**Work to be completed**
Retype these lines and no others: the line holding "Recreate this image", the line holding "from bokeh.resources import INLINE", and all lines between them. Pictures stay out.

--*--

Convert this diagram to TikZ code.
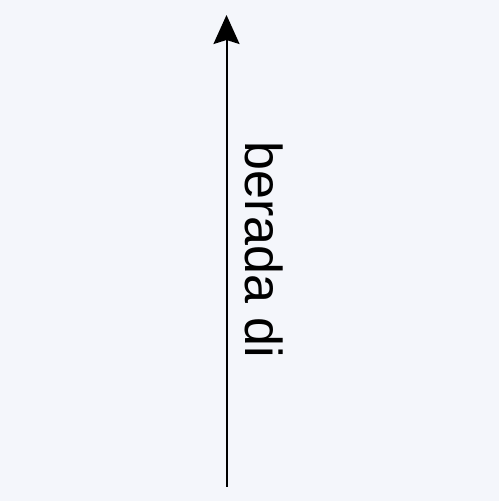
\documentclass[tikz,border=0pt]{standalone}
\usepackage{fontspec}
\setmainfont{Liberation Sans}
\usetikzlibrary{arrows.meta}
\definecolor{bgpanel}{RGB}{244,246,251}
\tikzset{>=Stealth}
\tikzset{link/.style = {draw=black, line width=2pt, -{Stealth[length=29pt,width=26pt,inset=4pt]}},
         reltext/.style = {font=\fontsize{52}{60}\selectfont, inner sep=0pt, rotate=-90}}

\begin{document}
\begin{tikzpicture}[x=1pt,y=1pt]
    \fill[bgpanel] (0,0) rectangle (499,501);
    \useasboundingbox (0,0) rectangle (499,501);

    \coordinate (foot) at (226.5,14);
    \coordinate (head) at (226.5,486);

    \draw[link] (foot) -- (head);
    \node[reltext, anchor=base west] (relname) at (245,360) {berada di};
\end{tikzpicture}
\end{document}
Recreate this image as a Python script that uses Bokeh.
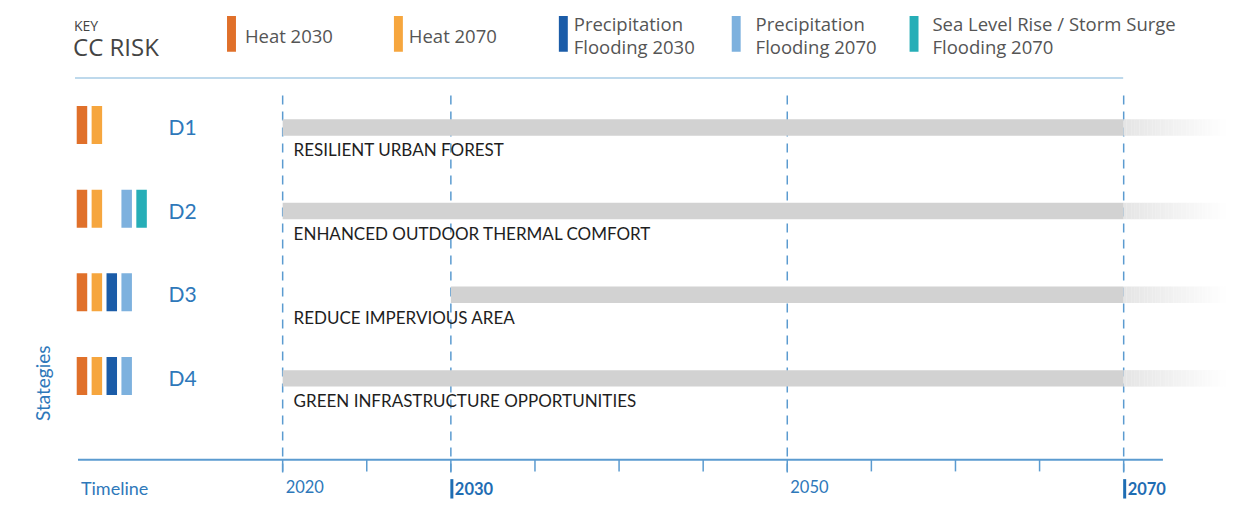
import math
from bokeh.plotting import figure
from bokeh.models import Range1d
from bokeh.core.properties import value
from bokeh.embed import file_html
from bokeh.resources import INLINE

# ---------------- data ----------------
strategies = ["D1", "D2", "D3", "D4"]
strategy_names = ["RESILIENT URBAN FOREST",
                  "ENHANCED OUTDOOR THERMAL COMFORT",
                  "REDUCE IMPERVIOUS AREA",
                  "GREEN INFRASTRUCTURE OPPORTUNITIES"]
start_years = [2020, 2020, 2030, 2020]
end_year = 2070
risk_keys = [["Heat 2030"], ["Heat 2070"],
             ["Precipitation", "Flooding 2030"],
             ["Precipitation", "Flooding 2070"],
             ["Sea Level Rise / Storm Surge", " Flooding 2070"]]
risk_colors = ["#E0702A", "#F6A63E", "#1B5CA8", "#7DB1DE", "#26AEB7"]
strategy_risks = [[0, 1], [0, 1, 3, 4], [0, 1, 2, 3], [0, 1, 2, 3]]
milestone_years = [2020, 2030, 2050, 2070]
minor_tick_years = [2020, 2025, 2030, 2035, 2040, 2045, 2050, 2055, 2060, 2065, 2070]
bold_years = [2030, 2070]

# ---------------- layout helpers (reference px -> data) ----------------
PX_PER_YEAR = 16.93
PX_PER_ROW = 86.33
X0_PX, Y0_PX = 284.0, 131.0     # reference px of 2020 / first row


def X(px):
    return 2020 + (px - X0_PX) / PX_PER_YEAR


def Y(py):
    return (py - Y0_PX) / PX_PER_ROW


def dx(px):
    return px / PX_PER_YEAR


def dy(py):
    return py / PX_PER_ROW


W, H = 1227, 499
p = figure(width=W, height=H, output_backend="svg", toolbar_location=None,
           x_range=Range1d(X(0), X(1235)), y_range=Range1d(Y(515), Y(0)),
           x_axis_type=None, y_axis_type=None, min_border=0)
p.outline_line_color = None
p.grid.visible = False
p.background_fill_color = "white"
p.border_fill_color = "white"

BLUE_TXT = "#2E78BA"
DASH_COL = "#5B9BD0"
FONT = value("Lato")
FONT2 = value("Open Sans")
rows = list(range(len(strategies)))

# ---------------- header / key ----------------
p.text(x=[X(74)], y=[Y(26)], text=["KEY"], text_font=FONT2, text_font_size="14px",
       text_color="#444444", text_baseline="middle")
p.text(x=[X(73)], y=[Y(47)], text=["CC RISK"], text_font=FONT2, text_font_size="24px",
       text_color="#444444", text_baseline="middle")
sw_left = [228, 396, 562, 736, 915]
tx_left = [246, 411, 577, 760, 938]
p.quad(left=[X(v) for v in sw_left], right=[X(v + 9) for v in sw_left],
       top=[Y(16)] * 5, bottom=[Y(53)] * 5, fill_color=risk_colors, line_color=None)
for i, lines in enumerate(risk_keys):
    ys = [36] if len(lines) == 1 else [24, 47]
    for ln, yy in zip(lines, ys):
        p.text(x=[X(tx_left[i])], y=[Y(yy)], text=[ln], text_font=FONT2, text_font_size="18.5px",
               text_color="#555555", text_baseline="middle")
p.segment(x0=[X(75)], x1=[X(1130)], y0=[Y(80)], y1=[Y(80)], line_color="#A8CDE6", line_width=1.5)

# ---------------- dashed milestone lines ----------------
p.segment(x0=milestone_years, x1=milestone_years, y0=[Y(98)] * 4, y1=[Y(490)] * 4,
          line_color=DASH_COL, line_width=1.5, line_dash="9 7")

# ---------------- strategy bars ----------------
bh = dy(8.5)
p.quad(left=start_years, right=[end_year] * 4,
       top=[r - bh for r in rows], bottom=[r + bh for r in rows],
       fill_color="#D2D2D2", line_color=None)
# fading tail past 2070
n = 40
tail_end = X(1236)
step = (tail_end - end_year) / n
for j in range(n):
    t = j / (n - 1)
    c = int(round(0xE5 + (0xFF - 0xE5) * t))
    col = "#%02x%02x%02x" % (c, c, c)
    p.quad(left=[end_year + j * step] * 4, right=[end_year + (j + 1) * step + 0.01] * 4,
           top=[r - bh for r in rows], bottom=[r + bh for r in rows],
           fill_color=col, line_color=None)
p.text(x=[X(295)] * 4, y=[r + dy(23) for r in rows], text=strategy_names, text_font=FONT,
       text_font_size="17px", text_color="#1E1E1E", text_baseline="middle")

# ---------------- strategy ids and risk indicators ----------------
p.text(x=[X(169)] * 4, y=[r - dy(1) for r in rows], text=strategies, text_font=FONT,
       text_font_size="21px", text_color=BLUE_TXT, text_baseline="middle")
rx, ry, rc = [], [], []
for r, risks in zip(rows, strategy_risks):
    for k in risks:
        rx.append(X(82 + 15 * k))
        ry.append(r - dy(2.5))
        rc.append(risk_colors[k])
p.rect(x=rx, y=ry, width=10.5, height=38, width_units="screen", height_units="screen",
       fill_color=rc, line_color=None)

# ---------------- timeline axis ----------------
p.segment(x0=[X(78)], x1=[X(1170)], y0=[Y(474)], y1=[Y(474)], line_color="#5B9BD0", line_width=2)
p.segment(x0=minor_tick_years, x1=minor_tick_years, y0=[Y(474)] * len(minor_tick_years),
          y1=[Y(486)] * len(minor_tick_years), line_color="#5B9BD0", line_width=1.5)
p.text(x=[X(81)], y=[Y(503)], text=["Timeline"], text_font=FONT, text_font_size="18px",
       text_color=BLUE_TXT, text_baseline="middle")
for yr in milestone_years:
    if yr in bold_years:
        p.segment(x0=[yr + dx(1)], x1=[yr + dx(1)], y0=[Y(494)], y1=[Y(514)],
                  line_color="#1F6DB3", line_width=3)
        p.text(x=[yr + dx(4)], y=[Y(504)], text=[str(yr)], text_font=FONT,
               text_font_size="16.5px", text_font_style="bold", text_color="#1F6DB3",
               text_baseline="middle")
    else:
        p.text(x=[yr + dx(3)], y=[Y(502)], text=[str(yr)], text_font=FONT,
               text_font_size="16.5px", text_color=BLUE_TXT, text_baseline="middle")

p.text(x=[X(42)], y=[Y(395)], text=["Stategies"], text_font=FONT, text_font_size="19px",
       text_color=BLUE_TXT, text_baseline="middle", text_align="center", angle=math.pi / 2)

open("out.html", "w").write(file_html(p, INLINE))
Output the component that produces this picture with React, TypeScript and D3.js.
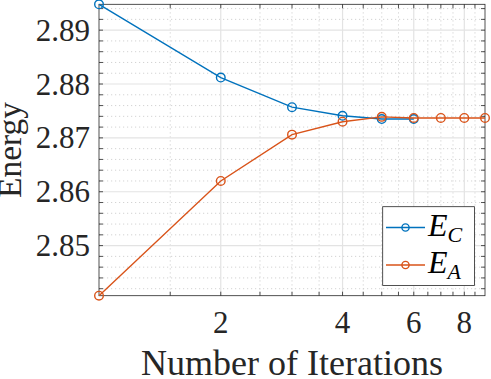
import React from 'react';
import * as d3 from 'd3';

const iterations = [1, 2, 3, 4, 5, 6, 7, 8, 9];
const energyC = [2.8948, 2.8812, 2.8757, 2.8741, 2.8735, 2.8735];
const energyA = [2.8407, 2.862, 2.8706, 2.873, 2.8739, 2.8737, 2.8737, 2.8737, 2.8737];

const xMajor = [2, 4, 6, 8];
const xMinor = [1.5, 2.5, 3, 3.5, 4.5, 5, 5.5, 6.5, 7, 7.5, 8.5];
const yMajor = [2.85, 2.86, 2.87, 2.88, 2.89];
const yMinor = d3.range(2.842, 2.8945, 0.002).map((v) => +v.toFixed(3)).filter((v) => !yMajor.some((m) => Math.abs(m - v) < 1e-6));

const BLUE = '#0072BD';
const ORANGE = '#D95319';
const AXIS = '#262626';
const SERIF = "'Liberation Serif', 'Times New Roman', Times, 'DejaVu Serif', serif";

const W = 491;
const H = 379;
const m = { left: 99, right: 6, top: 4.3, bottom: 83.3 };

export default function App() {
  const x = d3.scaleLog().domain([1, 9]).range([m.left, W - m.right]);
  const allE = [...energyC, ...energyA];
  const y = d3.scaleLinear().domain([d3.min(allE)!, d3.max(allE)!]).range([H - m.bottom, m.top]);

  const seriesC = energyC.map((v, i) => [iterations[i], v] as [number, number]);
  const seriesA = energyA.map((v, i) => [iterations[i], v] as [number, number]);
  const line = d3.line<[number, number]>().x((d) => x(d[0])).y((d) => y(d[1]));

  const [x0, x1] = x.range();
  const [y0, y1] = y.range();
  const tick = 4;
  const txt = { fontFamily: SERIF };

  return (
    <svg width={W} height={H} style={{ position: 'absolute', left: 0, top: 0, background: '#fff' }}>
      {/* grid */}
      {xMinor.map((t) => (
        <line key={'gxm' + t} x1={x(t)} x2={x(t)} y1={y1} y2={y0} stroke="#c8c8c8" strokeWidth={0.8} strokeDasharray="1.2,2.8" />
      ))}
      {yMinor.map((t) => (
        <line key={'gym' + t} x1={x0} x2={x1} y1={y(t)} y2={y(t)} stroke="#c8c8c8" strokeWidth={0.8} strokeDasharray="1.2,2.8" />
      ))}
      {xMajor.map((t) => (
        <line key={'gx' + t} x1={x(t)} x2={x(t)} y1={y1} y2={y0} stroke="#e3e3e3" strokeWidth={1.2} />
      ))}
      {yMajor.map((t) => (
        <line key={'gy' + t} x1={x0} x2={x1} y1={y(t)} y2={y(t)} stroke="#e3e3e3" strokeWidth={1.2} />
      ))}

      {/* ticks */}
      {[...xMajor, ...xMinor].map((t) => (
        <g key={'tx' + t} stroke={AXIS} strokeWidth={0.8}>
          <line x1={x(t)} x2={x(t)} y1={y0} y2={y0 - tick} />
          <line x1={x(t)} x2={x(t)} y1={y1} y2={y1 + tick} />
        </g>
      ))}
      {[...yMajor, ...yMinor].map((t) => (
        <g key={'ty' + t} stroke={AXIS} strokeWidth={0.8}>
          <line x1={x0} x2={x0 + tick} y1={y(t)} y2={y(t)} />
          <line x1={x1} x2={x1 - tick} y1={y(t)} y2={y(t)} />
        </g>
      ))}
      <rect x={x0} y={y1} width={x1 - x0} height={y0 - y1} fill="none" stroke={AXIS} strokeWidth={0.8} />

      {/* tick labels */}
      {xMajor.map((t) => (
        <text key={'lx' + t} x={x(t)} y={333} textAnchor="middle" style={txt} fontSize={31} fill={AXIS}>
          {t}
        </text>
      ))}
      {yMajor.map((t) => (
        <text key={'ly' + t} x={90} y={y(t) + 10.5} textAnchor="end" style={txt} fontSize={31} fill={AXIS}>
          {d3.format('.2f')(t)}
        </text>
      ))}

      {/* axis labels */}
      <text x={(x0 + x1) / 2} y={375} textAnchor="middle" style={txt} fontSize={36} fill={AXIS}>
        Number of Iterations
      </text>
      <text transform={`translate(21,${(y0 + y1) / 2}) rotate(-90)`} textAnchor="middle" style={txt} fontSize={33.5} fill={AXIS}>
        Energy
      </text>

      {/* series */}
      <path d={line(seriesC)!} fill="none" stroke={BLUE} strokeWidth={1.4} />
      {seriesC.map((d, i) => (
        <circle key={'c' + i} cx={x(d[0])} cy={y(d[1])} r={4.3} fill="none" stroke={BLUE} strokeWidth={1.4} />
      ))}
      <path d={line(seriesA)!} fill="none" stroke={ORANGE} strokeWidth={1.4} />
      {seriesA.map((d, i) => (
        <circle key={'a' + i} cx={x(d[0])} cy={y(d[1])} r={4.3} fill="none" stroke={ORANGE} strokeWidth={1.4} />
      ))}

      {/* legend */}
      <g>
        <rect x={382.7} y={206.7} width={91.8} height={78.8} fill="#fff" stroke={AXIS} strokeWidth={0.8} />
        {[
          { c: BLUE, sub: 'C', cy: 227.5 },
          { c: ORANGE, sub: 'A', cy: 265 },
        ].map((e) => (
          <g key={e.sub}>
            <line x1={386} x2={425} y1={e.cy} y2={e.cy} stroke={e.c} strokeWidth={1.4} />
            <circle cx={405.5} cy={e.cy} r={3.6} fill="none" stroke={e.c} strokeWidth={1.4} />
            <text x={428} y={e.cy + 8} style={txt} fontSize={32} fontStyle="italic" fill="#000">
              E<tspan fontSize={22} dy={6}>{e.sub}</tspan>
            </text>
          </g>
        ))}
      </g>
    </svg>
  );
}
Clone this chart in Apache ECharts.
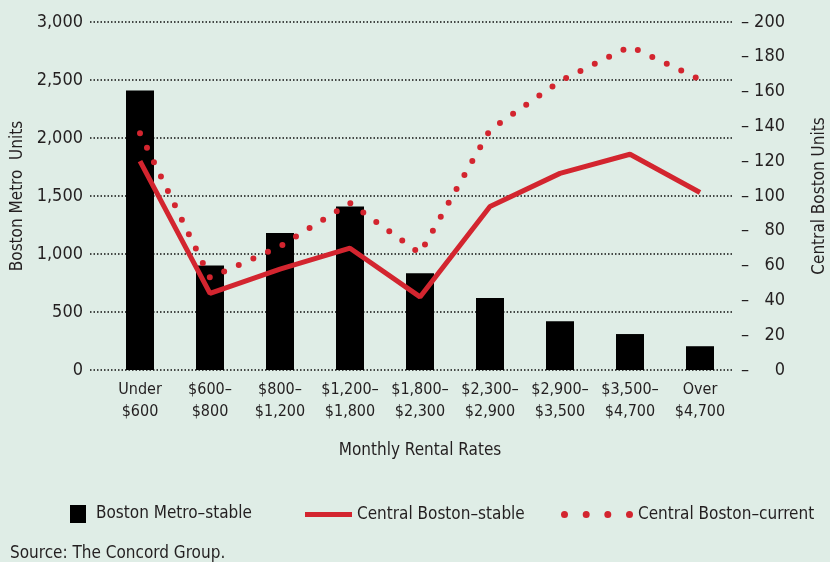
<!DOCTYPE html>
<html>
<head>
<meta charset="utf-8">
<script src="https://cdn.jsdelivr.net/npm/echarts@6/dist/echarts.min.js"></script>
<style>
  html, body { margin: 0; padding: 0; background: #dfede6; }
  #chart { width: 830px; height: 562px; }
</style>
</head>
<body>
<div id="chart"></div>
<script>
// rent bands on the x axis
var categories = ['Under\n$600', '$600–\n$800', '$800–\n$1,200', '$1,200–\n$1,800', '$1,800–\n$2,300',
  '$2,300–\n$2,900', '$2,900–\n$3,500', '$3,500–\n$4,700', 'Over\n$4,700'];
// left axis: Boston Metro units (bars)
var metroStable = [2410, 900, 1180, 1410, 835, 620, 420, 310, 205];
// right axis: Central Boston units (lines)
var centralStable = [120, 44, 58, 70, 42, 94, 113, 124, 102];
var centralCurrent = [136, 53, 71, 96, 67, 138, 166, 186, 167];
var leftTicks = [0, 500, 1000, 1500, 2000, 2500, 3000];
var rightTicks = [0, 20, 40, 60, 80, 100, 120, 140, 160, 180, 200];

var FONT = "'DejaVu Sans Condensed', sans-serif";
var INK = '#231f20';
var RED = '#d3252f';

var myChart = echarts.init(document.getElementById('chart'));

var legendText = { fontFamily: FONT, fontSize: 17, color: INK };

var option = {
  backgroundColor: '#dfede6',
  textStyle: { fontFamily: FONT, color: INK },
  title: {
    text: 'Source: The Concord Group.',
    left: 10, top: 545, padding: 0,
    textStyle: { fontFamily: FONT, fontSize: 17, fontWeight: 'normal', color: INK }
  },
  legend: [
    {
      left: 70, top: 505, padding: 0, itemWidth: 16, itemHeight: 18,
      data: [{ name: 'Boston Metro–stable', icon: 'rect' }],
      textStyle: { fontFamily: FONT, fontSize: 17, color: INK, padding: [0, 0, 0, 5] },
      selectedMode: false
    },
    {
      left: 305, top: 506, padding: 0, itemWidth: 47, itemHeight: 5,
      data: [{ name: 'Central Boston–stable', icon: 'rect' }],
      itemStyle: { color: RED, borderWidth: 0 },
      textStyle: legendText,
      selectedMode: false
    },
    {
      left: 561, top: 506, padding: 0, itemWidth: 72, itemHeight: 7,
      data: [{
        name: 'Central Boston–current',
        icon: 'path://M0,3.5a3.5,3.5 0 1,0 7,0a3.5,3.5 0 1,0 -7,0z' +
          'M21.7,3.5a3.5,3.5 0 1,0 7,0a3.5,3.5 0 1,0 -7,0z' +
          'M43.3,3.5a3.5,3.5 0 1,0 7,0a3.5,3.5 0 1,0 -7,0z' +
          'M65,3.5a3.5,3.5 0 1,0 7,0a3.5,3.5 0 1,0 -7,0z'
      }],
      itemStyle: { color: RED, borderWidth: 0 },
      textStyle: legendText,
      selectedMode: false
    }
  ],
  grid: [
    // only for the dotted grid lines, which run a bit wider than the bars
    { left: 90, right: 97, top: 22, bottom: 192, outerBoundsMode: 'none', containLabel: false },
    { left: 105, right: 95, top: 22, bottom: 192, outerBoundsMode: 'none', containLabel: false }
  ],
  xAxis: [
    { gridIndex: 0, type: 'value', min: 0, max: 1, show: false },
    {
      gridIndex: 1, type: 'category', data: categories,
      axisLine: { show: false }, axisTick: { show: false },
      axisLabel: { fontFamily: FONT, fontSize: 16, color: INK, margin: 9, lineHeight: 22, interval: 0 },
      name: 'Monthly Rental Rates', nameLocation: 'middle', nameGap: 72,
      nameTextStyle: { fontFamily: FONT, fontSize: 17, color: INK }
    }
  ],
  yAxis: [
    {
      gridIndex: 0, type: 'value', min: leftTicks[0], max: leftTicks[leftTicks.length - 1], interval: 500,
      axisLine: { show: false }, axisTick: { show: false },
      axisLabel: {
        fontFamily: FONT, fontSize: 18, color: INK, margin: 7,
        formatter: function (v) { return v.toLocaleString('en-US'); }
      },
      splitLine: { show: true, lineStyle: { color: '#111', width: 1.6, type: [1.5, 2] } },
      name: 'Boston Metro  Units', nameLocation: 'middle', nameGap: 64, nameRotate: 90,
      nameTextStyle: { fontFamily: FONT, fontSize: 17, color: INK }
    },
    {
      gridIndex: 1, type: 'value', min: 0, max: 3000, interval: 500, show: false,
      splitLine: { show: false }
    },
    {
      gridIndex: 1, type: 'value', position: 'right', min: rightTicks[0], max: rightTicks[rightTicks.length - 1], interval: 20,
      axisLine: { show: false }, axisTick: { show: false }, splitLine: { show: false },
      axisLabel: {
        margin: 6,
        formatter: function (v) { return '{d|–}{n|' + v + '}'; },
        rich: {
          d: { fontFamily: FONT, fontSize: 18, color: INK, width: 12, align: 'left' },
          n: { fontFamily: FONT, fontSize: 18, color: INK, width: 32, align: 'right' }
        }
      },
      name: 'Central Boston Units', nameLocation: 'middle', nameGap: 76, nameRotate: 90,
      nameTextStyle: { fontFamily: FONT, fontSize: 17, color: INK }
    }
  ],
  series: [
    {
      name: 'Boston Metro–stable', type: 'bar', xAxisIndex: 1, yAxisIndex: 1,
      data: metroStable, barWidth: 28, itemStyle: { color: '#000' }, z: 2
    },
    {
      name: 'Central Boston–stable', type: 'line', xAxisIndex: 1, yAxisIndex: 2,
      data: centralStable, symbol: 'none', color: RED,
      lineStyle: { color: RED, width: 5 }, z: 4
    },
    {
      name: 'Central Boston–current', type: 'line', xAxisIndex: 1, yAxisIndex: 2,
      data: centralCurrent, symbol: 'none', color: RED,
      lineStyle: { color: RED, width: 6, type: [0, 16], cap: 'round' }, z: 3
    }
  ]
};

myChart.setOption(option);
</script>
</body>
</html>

--*--

**Problem solution**
Recreate this image as a Python script that uses Bokeh.
import math
from bokeh.plotting import figure
from bokeh.models import Range1d
from bokeh.core.properties import value
from bokeh.embed import file_html
from bokeh.resources import INLINE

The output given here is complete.